--- Start ---

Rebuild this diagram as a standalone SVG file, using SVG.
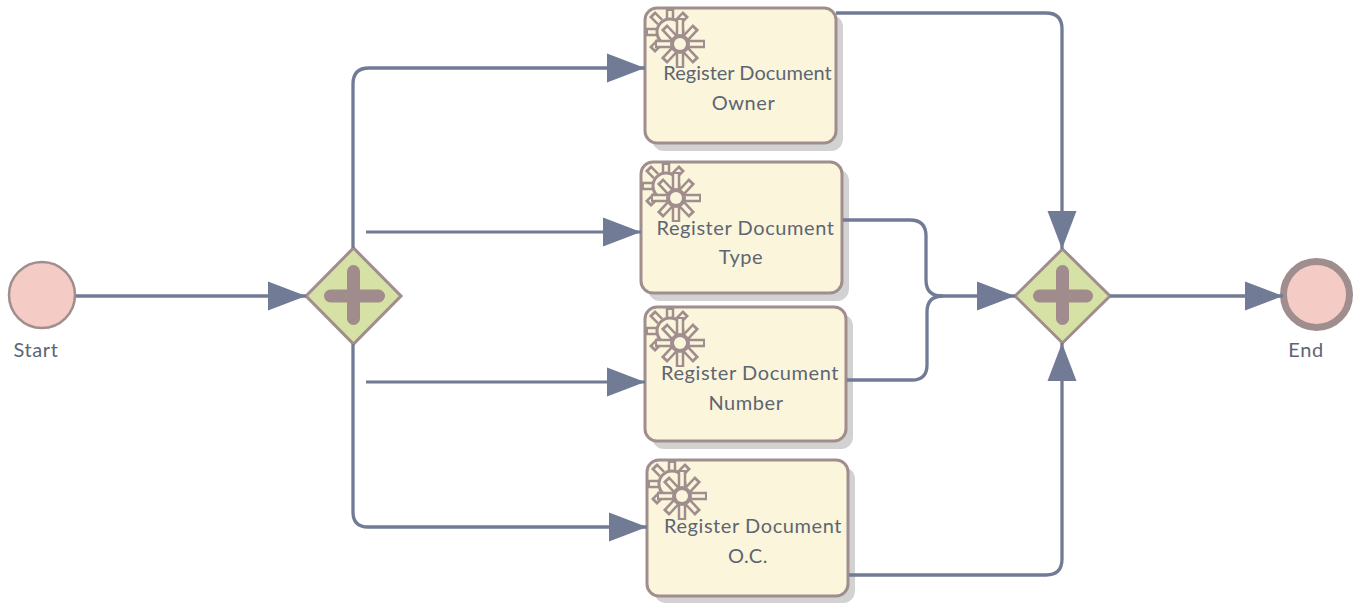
<svg xmlns="http://www.w3.org/2000/svg" xmlns:xlink="http://www.w3.org/1999/xlink" width="1357" height="615" viewBox="0 0 1357 615">
<style>
text{font-family:"Lato","Carlito","Open Sans",sans-serif;font-size:20px;fill:#5d6572;text-anchor:middle;letter-spacing:.58px}
.task{fill:#fbf5dc;stroke:#a08d8d;stroke-width:3}
.shadow{fill:#d2d2d2}
.event{fill:#f5cbc5;stroke:#a08d8d}
.gw{fill:#d5e1a5;stroke:#a08d8d;stroke-width:3}
.plus{stroke:#a08c8c;stroke-width:13;stroke-linecap:round;fill:none}
.conn{fill:none;stroke:#717b96;stroke-width:3.3}
.g1{stroke:#a08d8d;stroke-width:8.500;fill:none}
.g2{stroke:#fbf5dc;stroke-width:3.500;fill:none}
.gc{fill:#fbf5dc;stroke:#a08d8d;stroke-width:3}
</style>
<defs>
<marker id="arrow" markerUnits="userSpaceOnUse" markerWidth="40" markerHeight="32" viewBox="0 0 40 32" refX="38" refY="16" orient="auto"><path d="M0 1.500L38 16L0 30.500Z" fill="#717b96"/></marker>
<g id="gear">
<path class="g1" d="M25 1V14M1 24H14M7 6L15 14M41 6L33 14M7 42L15 34"/>
<path class="g2" d="M25 3V16M3 24H16M9 8L17 16M39 8L31 16M9 40L17 32"/>
<circle class="gc" cx="25" cy="24" r="13"/>
<path class="g1" d="M35 10V60M10 36H60M19 19L51 53M51 19L19 53"/>
<path class="g2" d="M35 12V58M12 36H58M21 21L49 51M49 21L21 51"/>
<circle fill="#a08d8d" cx="35" cy="36" r="10"/>
<circle fill="#fbf5dc" cx="35" cy="36" r="6"/>
</g>
</defs>
<g id="start"><circle class="event" stroke-width="2.500" cx="42" cy="295" r="33"/><text x="36" y="357">Start</text></g>
<g id="gateway1"><path class="gw" d="M306 296L353.500 248L401 296L353.500 344Z"/><path class="plus" d="M353.500 271.500V318.500M330.500 296H378.500"/></g>
<g id="task1"><rect class="shadow" x="652" y="15" width="191" height="136" rx="12"/><rect class="task" x="645" y="8" width="191" height="135" rx="12"/><use xlink:href="#gear" href="#gear" x="645" y="8"/><text x="747.500" y="80" style="letter-spacing:0">Register Document</text><text x="743.500" y="110">Owner</text></g>
<g id="task2"><rect class="shadow" x="648" y="169" width="201" height="132" rx="12"/><rect class="task" x="641" y="162" width="201" height="131" rx="12"/><use xlink:href="#gear" href="#gear" x="641" y="162"/><text x="745.500" y="235">Register Document</text><text x="741" y="264">Type</text></g>
<g id="task3"><rect class="shadow" x="652" y="314" width="201" height="135" rx="12"/><rect class="task" x="645" y="307" width="201" height="134" rx="12"/><use xlink:href="#gear" href="#gear" x="645" y="307"/><text x="750" y="380">Register Document</text><text x="746" y="410">Number</text></g>
<g id="task4"><rect class="shadow" x="654" y="467" width="201" height="136" rx="12"/><rect class="task" x="647" y="460" width="201" height="136" rx="12"/><use xlink:href="#gear" href="#gear" x="647" y="460"/><text x="753" y="533">Register Document</text><text x="748" y="563">O.C.</text></g>
<g id="gateway2"><path class="gw" d="M1015 296L1062.500 249L1110 296L1062.500 343Z"/><path class="plus" d="M1062.500 271.500V318.500M1039.500 296H1086.500"/></g>
<g id="end"><circle class="event" stroke-width="7" cx="1316.500" cy="294.500" r="33"/><text x="1306" y="357">End</text></g>
<g id="connectors">
<path class="conn" marker-end="url(#arrow)" d="M76 296H306"/>
<path class="conn" marker-end="url(#arrow)" d="M353 248V84Q353 68 369 68H645"/>
<path class="conn" style="stroke-width:3" marker-end="url(#arrow)" d="M366 232H641"/>
<path class="conn" style="stroke-width:3" marker-end="url(#arrow)" d="M366 382H645"/>
<path class="conn" marker-end="url(#arrow)" d="M353 344V512Q353 527 368 527H647"/>
<path class="conn" marker-end="url(#arrow)" d="M836 13H1046Q1062 13 1062 29V249"/>
<path class="conn" marker-end="url(#arrow)" d="M843 220H910Q926 220 926 236V280Q926 296 942 296H1015"/>
<path class="conn" d="M847 380H912Q927 380 927 365V312Q927 296 943 296"/>
<path class="conn" marker-end="url(#arrow)" d="M849 575H1046Q1062 575 1062 559V343"/>
<path class="conn" marker-end="url(#arrow)" d="M1110 296H1283"/>
</g>
</svg>
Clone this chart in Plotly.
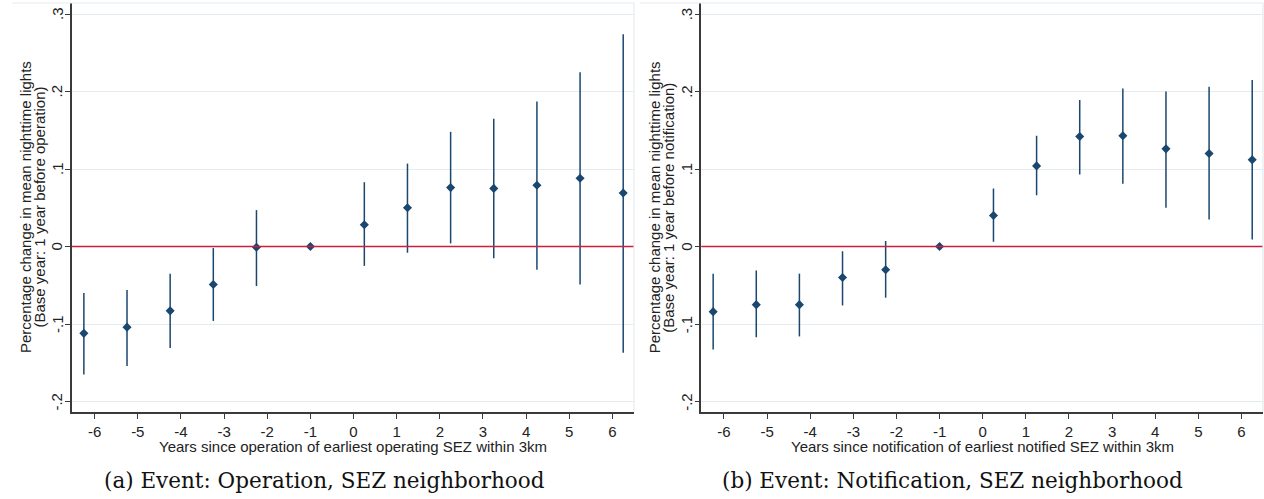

--- End ---

== Exercise aim ==
Out of the records, collect only those lines that contain the string "this".

== Exercise response ==
Rebuild this diagram as a standalone SVG file, using SVG.
Clone this chart in Plotly.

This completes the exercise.